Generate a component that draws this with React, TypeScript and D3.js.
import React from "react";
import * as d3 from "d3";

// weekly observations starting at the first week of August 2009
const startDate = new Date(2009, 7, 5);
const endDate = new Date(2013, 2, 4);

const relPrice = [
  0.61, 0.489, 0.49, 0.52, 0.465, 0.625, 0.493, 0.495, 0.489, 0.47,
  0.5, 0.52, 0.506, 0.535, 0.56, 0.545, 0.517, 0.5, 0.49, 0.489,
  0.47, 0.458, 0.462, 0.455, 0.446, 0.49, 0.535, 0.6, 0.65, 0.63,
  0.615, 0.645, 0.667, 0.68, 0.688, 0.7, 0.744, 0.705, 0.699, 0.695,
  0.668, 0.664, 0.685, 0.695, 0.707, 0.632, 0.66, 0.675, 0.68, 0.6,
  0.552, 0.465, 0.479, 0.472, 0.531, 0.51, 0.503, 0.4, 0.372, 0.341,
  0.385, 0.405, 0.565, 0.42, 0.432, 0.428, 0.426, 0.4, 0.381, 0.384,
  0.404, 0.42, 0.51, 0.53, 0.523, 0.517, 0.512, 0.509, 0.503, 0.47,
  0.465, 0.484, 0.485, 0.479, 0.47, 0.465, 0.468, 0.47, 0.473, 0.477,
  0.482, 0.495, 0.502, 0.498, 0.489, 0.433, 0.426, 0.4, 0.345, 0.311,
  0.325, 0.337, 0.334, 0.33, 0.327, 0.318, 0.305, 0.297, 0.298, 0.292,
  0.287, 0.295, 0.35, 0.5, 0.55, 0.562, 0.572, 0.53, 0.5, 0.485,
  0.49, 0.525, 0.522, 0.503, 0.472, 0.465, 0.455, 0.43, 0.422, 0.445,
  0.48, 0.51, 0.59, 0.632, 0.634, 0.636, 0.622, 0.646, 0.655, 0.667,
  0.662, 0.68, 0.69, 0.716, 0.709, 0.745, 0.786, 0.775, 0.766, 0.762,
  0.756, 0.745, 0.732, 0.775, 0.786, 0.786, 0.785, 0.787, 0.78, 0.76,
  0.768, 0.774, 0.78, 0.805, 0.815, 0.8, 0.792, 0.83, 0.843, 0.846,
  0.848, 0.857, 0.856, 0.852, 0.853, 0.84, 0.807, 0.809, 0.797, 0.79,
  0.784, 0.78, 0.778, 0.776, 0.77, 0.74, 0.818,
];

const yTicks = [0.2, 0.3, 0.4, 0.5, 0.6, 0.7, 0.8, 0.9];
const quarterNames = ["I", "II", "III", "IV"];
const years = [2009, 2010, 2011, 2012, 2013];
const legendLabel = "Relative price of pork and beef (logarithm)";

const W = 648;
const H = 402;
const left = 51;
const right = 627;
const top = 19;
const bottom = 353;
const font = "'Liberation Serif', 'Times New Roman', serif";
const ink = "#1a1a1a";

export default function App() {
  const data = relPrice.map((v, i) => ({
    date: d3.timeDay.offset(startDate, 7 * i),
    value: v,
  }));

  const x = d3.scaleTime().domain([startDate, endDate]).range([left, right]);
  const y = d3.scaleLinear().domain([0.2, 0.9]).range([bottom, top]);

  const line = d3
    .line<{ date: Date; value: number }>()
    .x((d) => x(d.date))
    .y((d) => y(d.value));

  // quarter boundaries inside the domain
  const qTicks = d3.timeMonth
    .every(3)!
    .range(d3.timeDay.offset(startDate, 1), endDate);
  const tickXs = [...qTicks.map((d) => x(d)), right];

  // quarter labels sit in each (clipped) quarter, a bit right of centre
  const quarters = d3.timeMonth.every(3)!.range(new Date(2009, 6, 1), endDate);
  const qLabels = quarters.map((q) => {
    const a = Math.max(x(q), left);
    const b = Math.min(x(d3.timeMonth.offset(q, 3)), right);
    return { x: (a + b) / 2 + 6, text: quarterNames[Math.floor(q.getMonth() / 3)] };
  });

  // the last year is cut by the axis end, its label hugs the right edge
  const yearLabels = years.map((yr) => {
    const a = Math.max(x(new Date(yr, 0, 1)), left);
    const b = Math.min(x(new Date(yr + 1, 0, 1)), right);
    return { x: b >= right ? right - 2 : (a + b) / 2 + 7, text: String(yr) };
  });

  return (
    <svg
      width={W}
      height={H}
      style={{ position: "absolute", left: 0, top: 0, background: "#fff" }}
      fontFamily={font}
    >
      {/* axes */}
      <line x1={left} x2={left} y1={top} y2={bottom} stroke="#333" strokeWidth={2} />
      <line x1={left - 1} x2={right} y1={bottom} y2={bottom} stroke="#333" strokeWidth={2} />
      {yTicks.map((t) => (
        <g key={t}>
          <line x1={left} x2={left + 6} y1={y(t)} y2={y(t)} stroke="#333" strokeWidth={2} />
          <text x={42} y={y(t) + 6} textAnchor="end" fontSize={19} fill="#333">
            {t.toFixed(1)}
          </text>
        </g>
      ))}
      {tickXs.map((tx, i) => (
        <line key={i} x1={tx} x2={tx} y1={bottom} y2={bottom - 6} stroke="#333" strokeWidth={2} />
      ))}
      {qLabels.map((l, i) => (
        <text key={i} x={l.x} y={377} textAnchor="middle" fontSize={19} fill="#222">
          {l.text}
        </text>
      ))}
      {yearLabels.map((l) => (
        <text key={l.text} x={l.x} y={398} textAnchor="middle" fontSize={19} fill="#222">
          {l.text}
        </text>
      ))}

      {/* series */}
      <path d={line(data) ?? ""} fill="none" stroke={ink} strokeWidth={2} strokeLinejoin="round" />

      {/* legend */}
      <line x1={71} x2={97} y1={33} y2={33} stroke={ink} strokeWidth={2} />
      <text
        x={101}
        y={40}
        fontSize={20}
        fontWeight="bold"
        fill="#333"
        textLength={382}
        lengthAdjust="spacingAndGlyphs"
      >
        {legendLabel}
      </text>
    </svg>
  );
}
══════════
Task to carry out - Report how many lines of the listing hold the string "React", giving only the number.

Task response - 2